The tired Wall Street cliché “sell in May and go away” is looking pretty smart right now.

The U.S. stock market has run into a renewed wave of selling that is threatening to send major indexes through lows set in March that many had thought would turn out to be the bottom for 2008.

Near-record oil prices and further turmoil in the financial services industry combined to send the Dow Jones industrials down 220 points to 11,843 Friday. That left it down 3.8% for the week and 6.3% since the end of May.

Even more troubling is that the Dow now sits just 0.9% above its 2008 low of 11,740 set in March. The broader Standard & Poor’s 500 index is doing a bit better, still 3.5% above its March low.

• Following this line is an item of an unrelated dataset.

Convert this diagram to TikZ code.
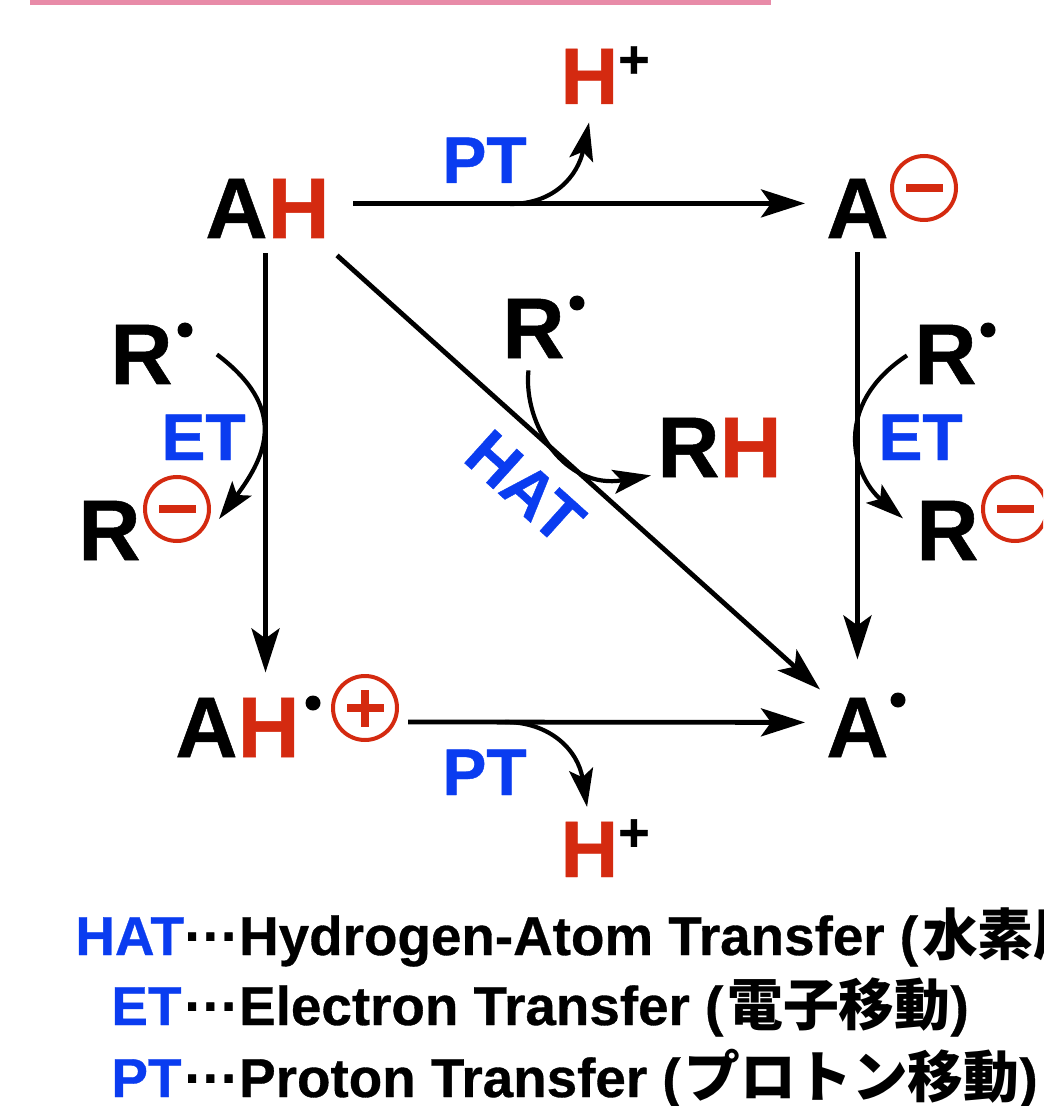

With stocks marching lower, some on Wall Street are worrying what will happen if the selling continues and the indexes break through those psychological support levels. “The market lows are definitely in jeopardy,” says Chuck Stutenroth, managing director of ZAR Fund Group. If the Dow breaks its low, he thinks a further 15% drop could follow.

Investors who thought they’d seen the worst from stocks in March are having second thoughts now due to:

•Crude and credit. Skyrocketing oil prices have made an already weak economy even more precarious. While the price of crude was rising in 2007, the breathtaking 40% jump this year caught investors off guard.

Meanwhile, problems with the credit market continue. Merrill Lynch on Friday cut its earnings estimates for 12 banks by 22% in 2008. “The risks that face the market are too significant,” says Hugh Johnson, chief investment strategist at Johnson Illington Advisors.

•End of interest rate cuts. Crude and credit have been a problem for months, but at least short-term interest rates were falling. Starting in September, the Federal Reserve took the federal funds rate from 5.25% to the current target of 2.0%. Now the Fed is signaling rate cuts are over, Stutenroth says.

•Worsening signs from major U.S. businesses. Ford Motor on Friday said it will lose more money in 2008 and likely won’t break even in 2009 as it had forecast a month ago. Major debt-rating agencies in turn lowered their views on the Big Three automakers.

With bad news cropping up daily, investors would rather sell and “protect what they’ve got,” especially with the end of the quarter coming, says Oliver Wiener, trader at BTIG.

Ryan Detrick of Schaeffer’s Investment Research, though, says rising angst shows stocks are near a bottom. “Bottoms take time. They frustrate people to no end,” says Detrick, who thinks the March lows will hold. “Hopefully, this is just one more good shakeout.”